Tags
clive barker, denholm elliott, larry lamb, nicola cowper, steven berkoff, transmutations, underworld
George Pavlou’s Transmutations (also known as Underworld) occupies an awkward, largely forgotten corner in the canon of Clive Barker–related cinema—a curiosity rather than a cornerstone, a footnote rather than a foundation. Released two years before Hellraiser would redefine Barker’s place in the genre, this early attempt at translating his sensibilities to the screen delivers more frustration than fascination, offering only faint glimmers of the nightmarish imagination that would soon reshape horror.
The premise holds the embryonic outline of Barker’s obsessions: flesh in flux, identity undone, desire twisted into mutation. A missing sex worker, a wealthy puppet master, a mercenary ex-lover, and a secret colony of chemically altered outcasts living beneath the city—on paper, it’s unmistakably Barker. But while the ingredients are present, the alchemy is not. Pavlou’s direction lacks the atmosphere and transgressive conviction needed to bring Barker’s script to life, resulting instead in a confused stew of sci-fi noir, body horror, and crime thriller clichés.
What should feel mythic and grotesquely operatic instead feels oddly anaemic. The underground mutants—conceptually ripe territory for Barker’s fascination with monstrous otherness—never rise above rubber-suit awkwardness. Their tragedy is undercut by clumsy execution, their menace diluted by incoherent world-building. Even the film’s central hallucinogenic powder, a classic Barker motif of transcendence through sensation, slips through the story like an undeveloped idea.
For Barker admirers, the film is primarily interesting as a “before the storm” artifact: a glimpse of themes and images he’d later refine with far more confidence, from the eroticised metamorphoses of Hellraiser to the urban-myth underworlds of Nightbreed. Transmutations hints toward these futures but never manages to articulate its own identity.

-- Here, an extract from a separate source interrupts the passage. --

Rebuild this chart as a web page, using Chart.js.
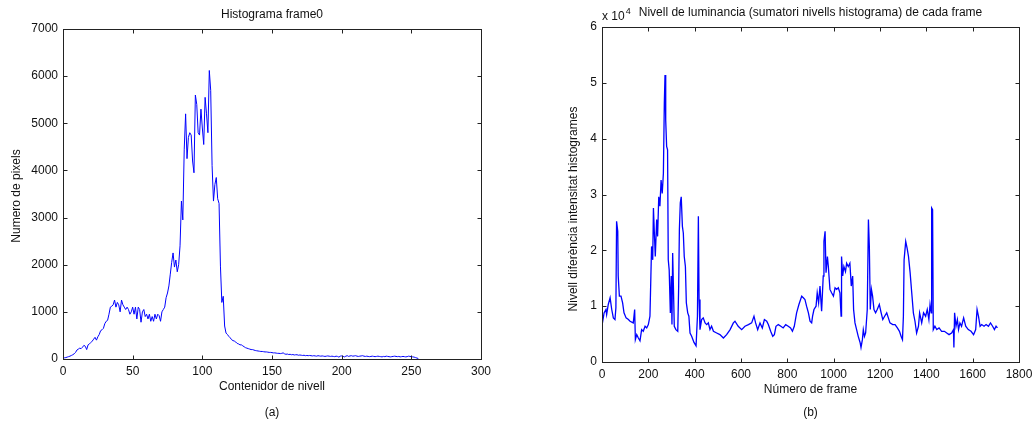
<!DOCTYPE html>
<html>
<head>
<meta charset="utf-8">
<script src="https://cdn.jsdelivr.net/npm/chart.js@4.4.0/dist/chart.umd.min.js"></script>
<style>
  body { margin: 0; background: #fff; width: 1032px; height: 421px; overflow: hidden; position: relative; }
  canvas { position: absolute; top: 0; }
</style>
</head>
<body>
<canvas id="histChart" width="516" height="421" style="left:0"></canvas>
<canvas id="lumChart" width="516" height="421" style="left:516px"></canvas>
<script>
// (a) histogram of frame0, bins 0..255
const histCounts = [
  20, 25, 30, 40, 50, 60, 75, 90, 110, 140, 190, 210, 230, 220, 250, 290,
  270, 200, 300, 320, 350, 380, 420, 460, 400, 470, 520, 600, 620, 650, 750, 800,
  820, 950, 1100, 1120, 1150, 1250, 1100, 1200, 1150, 1000, 1250, 1150, 1100, 1050, 1100, 1050,
  950, 1000, 1100, 950, 1100, 850, 1100, 1050, 780, 1000, 1050, 900, 950, 850, 950, 800,
  900, 800, 950, 850, 950, 920, 800, 1000, 1050, 1100, 1300, 1400, 1550, 1800, 2050, 2250,
  1950, 2100, 1850, 2000, 2400, 3350, 2950, 4450, 5200, 4250, 4700, 4800, 4750, 4200, 3950, 5600,
  5400, 4800, 4750, 5300, 4900, 4550, 5550, 5200, 4800, 6120, 5700, 4100, 3350, 3700, 3850, 3400,
  3300, 1970, 1200, 1330, 700, 550, 520, 480, 450, 410, 390, 380, 360, 330, 320, 300,
  300, 280, 260, 240, 230, 220, 210, 200, 200, 190, 180, 175, 170, 165, 160, 160,
  155, 150, 150, 145, 140, 140, 135, 130, 130, 125, 120, 120, 115, 120, 130, 110,
  100, 105, 95, 100, 90, 95, 85, 90, 90, 80, 85, 80, 75, 80, 70, 75,
  70, 75, 70, 65, 70, 65, 60, 70, 65, 60, 65, 60, 55, 60, 65, 60,
  55, 60, 55, 50, 60, 55, 40, 60, 65, 55, 45, 60, 70, 55, 65, 70,
  60, 65, 70, 60, 55, 60, 65, 70, 60, 55, 60, 55, 50, 55, 60, 55,
  50, 55, 60, 55, 50, 45, 55, 50, 60, 55, 50, 45, 50, 55, 60, 55,
  50, 55, 45, 50, 55, 50, 45, 50, 60, 55, 50, 45, 40, 30, 20, 10
];
const histXTicks = [0, 50, 100, 150, 200, 250, 300];
const histYTicks = [0, 1000, 2000, 3000, 4000, 5000, 6000, 7000];

// (b) luminance difference per frame
const frames = [
  0, 9, 17, 20, 27, 35, 42, 49, 56, 60, 63, 68, 70, 75, 82, 89, 95, 104, 114, 121,
  135, 141, 144, 150, 157, 164, 171, 178, 186, 193, 200, 207, 211, 214, 219, 222, 226, 230, 236, 240,
  245, 250, 255, 260, 265, 269, 272, 275, 279, 283, 286, 290, 295, 299, 302, 305, 308, 312, 319, 327,
  331, 334, 338, 342, 347, 351, 355, 360, 364, 370, 375, 380, 387, 397, 406, 412, 416, 419, 423, 430,
  437, 445, 452, 459, 466, 473, 481, 495, 509, 524, 538, 553, 567, 574, 588, 603, 617, 632, 646, 656,
  663, 672, 682, 692, 701, 711, 718, 728, 737, 744, 751, 761, 772, 782, 793, 804, 814, 822, 830, 840,
  850, 862, 869, 876, 883, 891, 898, 905, 909, 915, 924, 929, 935, 941, 948, 955, 958, 963, 967, 973,
  977, 984, 991, 999, 1006, 1013, 1020, 1027, 1032, 1034, 1039, 1044, 1051, 1056, 1063, 1070, 1076, 1082, 1086, 1092,
  1099, 1106, 1114, 1118, 1124, 1128, 1133, 1138, 1145, 1150, 1154, 1158, 1163, 1168, 1174, 1181, 1188, 1197, 1205, 1212,
  1220, 1229, 1236, 1243, 1255, 1265, 1275, 1284, 1291, 1297, 1301, 1304, 1311, 1317, 1323, 1330, 1337, 1344, 1351, 1358,
  1366, 1371, 1380, 1388, 1397, 1404, 1411, 1416, 1421, 1423, 1427, 1430, 1437, 1445, 1455, 1466, 1478, 1488, 1498, 1509,
  1517, 1519, 1522, 1528, 1534, 1539, 1545, 1552, 1561, 1570, 1581, 1593, 1604, 1613, 1619, 1625, 1632, 1639, 1649, 1658,
  1668, 1677, 1686, 1694, 1701, 1707
];
const lumDiff = [
  6500, 8800, 9400, 8500, 10300, 11500, 9400, 7900, 7600, 9700, 25200, 23400, 15400, 11800, 11800, 10600, 8800, 7900, 7600, 7300,
  7000, 9400, 4000, 4900, 4300, 3800, 5800, 5500, 6400, 6100, 6700, 8200, 15400, 20700, 18300, 27600, 23100, 18900, 25500, 22500,
  29600, 27900, 32600, 30200, 33800, 46300, 51400, 43300, 38600, 38000, 18300, 16500, 8800, 15400, 6700, 19500, 14000, 6400, 5800, 5500,
  13600, 23700, 28500, 29600, 24300, 23100, 18900, 17100, 10600, 8800, 8200, 5200, 4600, 3500, 2900, 8200, 26100, 11200, 5800, 7600,
  7900, 7000, 6700, 7000, 5800, 6400, 5500, 5200, 4900, 4300, 4900, 5800, 7000, 7300, 6400, 5800, 6400, 6700, 7000, 8200,
  7000, 5800, 7000, 6100, 7600, 7300, 6700, 5500, 4600, 4900, 6400, 6700, 6400, 6100, 6700, 6400, 6100, 5500, 6400, 8800,
  10300, 11800, 11500, 11200, 10000, 8800, 7300, 7000, 8200, 9400, 10000, 12400, 10600, 13600, 9100, 15400, 21600, 23400, 16000, 18900,
  17100, 13000, 12400, 11800, 13300, 13000, 13300, 12400, 8200, 18900, 15400, 17100, 16200, 17700, 17100, 17700, 13600, 15400, 9400, 7000,
  5800, 4600, 3500, 2600, 4000, 5800, 4600, 5200, 9400, 25500, 20700, 9400, 13000, 11800, 9400, 8800, 9400, 10300, 8800, 7600,
  8200, 8800, 7900, 7000, 6700, 6700, 6100, 5500, 4600, 4000, 8200, 18300, 21600, 20400, 18900, 16000, 12400, 8800, 7300, 5200,
  6400, 8800, 7000, 8800, 8200, 9400, 7600, 10300, 8800, 27600, 27300, 5800, 6400, 5800, 6100, 5500, 5500, 5200, 4900, 5200,
  5800, 2600, 8800, 6400, 7600, 5800, 7000, 6400, 7900, 6400, 5800, 5500, 4900, 5800, 9400, 8200, 6400, 6700, 6400, 6700,
  6400, 7000, 6400, 5800, 6400, 6100
];
const lumXTicks = [0, 200, 400, 600, 800, 1000, 1200, 1400, 1600, 1800];
const lumYTicks = [0, 10000, 20000, 30000, 40000, 50000, 60000];

Chart.defaults.font.family = '"Liberation Sans", Arial, sans-serif';
Chart.defaults.font.size = 12;
Chart.defaults.color = '#111';

// matlab look: black box with inward ticks on all sides, plus titles
const matlabAxes = {
  id: 'matlabAxes',
  afterDraw(chart, args, opts) {
    const {ctx, chartArea: a, scales: {x, y}} = chart;
    const L = Math.round(a.left) + 0.5, R = Math.round(a.right) + 0.5;
    const T = Math.round(a.top) + 0.5, B = Math.round(a.bottom) + 0.5;
    ctx.save();
    ctx.strokeStyle = '#222';
    ctx.lineWidth = 1;
    ctx.strokeRect(L, T, R - L, B - T);
    ctx.beginPath();
    x.ticks.forEach(t => {
      const px = Math.round(x.getPixelForValue(t.value)) + 0.5;
      ctx.moveTo(px, B); ctx.lineTo(px, B - 4);
      ctx.moveTo(px, T); ctx.lineTo(px, T + 4);
    });
    y.ticks.forEach(t => {
      const py = Math.round(y.getPixelForValue(t.value)) + 0.5;
      ctx.moveTo(L, py); ctx.lineTo(L + 4, py);
      ctx.moveTo(R, py); ctx.lineTo(R - 4, py);
    });
    ctx.stroke();

    ctx.fillStyle = '#111';
    ctx.font = '12px "Liberation Sans", Arial, sans-serif';
    ctx.textAlign = 'center';
    ctx.textBaseline = 'middle';
    const cx = (a.left + a.right) / 2;
    ctx.fillText(opts.title, cx, opts.titleY);
    ctx.fillText(opts.caption, cx, opts.captionY);

    ctx.save();
    ctx.translate(opts.yTitleX, opts.yTitleY);
    ctx.rotate(-Math.PI / 2);
    ctx.fillText(opts.yTitle, 0, 0);
    ctx.restore();

    if (opts.exponent) {
      ctx.textAlign = 'left';
      ctx.fillText('x 10', a.left, 17);
      const w = ctx.measureText('x 10').width;
      ctx.font = '9px "Liberation Sans", Arial, sans-serif';
      ctx.fillText(opts.exponent, a.left + w + 1, 12);
    }
    ctx.restore();
  }
};

function fixedTicks(values) {
  return scale => { scale.ticks = values.map(v => ({value: v})); };
}

// Histograma
new Chart(document.getElementById('histChart'), {
  type: 'line',
  data: {
    datasets: [{
      data: histCounts.map((v, i) => ({x: i, y: v})),
      borderColor: '#0000ff',
      borderWidth: 1,
      pointRadius: 0,
      tension: 0
    }]
  },
  options: {
    responsive: false,
    animation: false,
    events: [],
    layout: {padding: {left: 6, top: 29, right: 35, bottom: 23}},
    plugins: {
      legend: {display: false},
      tooltip: {enabled: false},
      matlabAxes: {
        title: 'Histograma frame0', titleY: 15,
        caption: '(a)', captionY: 413,
        yTitle: 'Numero de pixels', yTitleX: 17, yTitleY: 196
      }
    },
    scales: {
      x: {
        type: 'linear', min: 0, max: 300,
        afterBuildTicks: fixedTicks(histXTicks),
        ticks: {maxRotation: 0, autoSkip: false, padding: 5, callback: v => String(v)},
        grid: {display: false, drawTicks: false},
        border: {display: false},
        title: {display: true, text: 'Contenidor de nivell', padding: {top: 2, bottom: 4}},
        afterFit: s => { s.height = 39; s.paddingLeft = 0; s.paddingRight = 0; }
      },
      y: {
        min: 0, max: 7000,
        afterBuildTicks: fixedTicks(histYTicks),
        ticks: {autoSkip: false, padding: 5, callback: v => String(v)},
        grid: {display: false, drawTicks: false},
        border: {display: false},
        afterFit: s => { s.width = 57; s.paddingTop = 0; s.paddingBottom = 0; }
      }
    }
  },
  plugins: [matlabAxes]
});

// Nivell de luminancia
new Chart(document.getElementById('lumChart'), {
  type: 'line',
  data: {
    datasets: [{
      data: frames.map((f, i) => ({x: f, y: lumDiff[i]})),
      borderColor: '#0000ff',
      borderWidth: 1.3,
      pointRadius: 0,
      tension: 0
    }]
  },
  options: {
    responsive: false,
    animation: false,
    events: [],
    layout: {padding: {left: 47, top: 27, right: 13, bottom: 20}},
    plugins: {
      legend: {display: false},
      tooltip: {enabled: false},
      matlabAxes: {
        title: 'Nivell de luminancia (sumatori nivells histograma) de cada frame', titleY: 13,
        caption: '(b)', captionY: 413,
        yTitle: 'Nivell diferència intensitat histogrames', yTitleX: 58, yTitleY: 209,
        exponent: '4'
      }
    },
    scales: {
      x: {
        type: 'linear', min: 0, max: 1800,
        afterBuildTicks: fixedTicks(lumXTicks),
        ticks: {maxRotation: 0, autoSkip: false, padding: 5, callback: v => String(v)},
        grid: {display: false, drawTicks: false},
        border: {display: false},
        title: {display: true, text: 'Número de frame', padding: {top: 2, bottom: 4}},
        afterFit: s => { s.height = 39; s.paddingLeft = 0; s.paddingRight = 0; }
      },
      y: {
        min: 0, max: 60000,
        afterBuildTicks: fixedTicks(lumYTicks),
        ticks: {autoSkip: false, padding: 5, callback: v => String(v / 10000)},
        grid: {display: false, drawTicks: false},
        border: {display: false},
        afterFit: s => { s.width = 39; s.paddingTop = 0; s.paddingBottom = 0; }
      }
    }
  },
  plugins: [matlabAxes]
});
</script>
</body>
</html>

It’s a film caught between genres, visions, and expectations—ultimately satisfying none.
As a mid-1980s horror oddity, it has its moments of charm: a grubby London atmosphere, a handful of practical effects that almost work, and a pulpy energy that occasionally threatens to spark to life. But as part of the Barker cinematic legacy, Transmutations remains a minor and often misguided experiment—one that underscores how vital Barker’s own directorial control would become in shaping the stories he imagined for the screen.
The Prognosis:
A relic for completists, a curiosity for scholars of Barker’s filmography—but for most viewers, it’s easy to see why this particular mutation never evolved.